### [EXERCISE]
Answer with nothing but a number: how many lines include the word "this"?

--- DATA ---

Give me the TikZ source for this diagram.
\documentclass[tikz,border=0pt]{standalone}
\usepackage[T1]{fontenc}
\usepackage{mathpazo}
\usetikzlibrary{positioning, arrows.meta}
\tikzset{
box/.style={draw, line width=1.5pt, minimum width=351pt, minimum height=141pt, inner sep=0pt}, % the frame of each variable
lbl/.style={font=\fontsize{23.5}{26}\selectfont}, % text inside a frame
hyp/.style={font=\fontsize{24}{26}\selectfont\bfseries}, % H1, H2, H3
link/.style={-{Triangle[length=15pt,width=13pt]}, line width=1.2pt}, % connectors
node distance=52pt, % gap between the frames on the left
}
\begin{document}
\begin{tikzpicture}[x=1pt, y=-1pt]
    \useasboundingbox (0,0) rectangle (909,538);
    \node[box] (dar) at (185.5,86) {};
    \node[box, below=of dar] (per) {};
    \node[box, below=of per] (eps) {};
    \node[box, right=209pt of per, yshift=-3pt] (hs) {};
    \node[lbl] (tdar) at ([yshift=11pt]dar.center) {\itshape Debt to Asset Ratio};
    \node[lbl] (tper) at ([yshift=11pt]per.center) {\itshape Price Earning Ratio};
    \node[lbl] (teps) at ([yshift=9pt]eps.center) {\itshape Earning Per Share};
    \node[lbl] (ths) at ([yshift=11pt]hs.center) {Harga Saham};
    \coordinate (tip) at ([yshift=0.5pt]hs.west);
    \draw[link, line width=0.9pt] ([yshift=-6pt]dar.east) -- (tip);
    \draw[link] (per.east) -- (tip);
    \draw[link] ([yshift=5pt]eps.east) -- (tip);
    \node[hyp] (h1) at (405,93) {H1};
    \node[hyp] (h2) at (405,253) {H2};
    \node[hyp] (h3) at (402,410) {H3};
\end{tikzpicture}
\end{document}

---
--- DATA ---

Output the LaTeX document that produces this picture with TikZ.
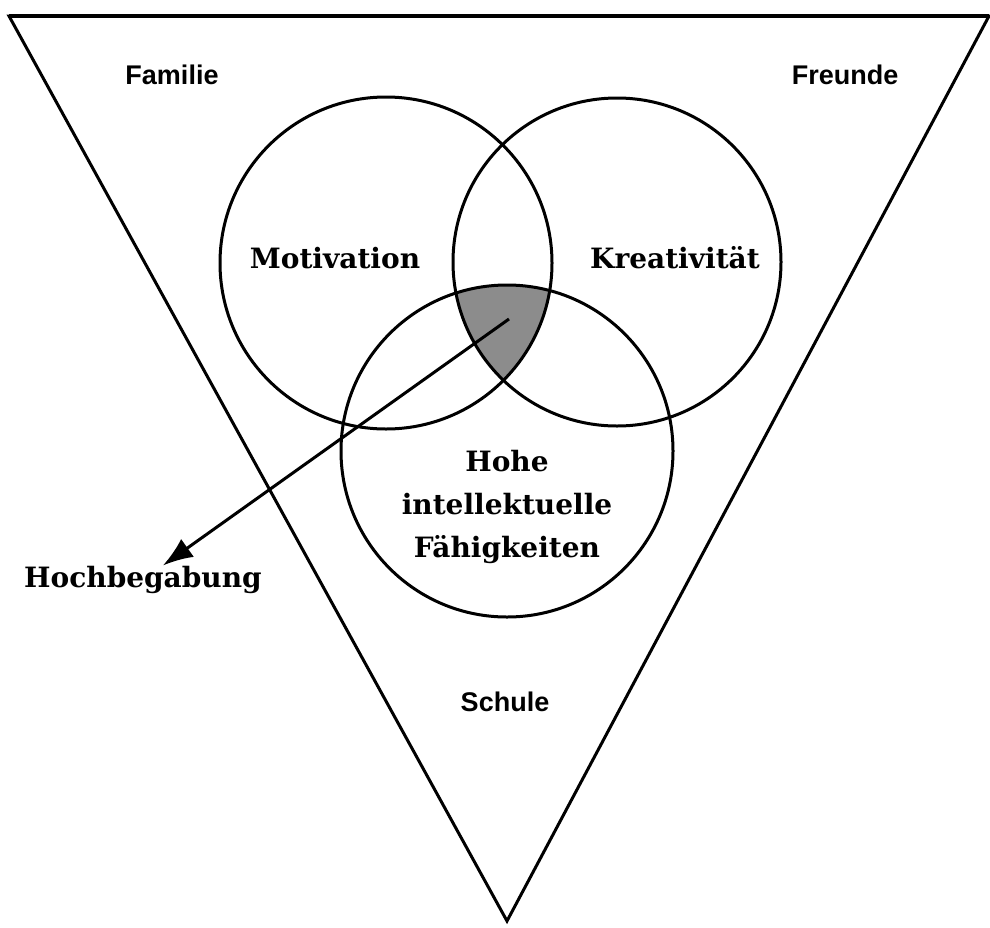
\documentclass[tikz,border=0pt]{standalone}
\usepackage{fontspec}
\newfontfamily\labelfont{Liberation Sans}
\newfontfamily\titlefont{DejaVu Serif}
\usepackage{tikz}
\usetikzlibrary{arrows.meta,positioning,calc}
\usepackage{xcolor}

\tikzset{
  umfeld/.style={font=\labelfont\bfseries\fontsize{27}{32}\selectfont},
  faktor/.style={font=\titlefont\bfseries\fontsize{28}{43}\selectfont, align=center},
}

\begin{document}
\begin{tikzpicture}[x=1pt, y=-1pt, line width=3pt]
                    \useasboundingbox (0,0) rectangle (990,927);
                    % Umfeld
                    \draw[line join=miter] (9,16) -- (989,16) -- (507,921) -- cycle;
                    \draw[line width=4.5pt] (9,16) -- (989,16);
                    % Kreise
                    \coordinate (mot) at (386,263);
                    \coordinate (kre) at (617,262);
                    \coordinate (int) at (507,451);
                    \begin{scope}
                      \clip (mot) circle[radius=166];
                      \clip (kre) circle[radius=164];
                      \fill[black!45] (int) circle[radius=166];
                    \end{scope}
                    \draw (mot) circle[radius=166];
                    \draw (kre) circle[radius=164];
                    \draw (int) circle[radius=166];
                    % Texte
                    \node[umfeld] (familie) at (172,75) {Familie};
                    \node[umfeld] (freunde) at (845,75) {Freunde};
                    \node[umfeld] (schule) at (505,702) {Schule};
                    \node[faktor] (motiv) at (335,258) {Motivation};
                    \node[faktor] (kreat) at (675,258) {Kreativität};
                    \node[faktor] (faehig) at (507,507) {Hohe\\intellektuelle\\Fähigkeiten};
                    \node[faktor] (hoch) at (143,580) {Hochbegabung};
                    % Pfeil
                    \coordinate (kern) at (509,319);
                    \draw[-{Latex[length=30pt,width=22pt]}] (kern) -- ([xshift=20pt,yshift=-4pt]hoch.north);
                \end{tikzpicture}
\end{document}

---

### [EXERCISE RESULT]
2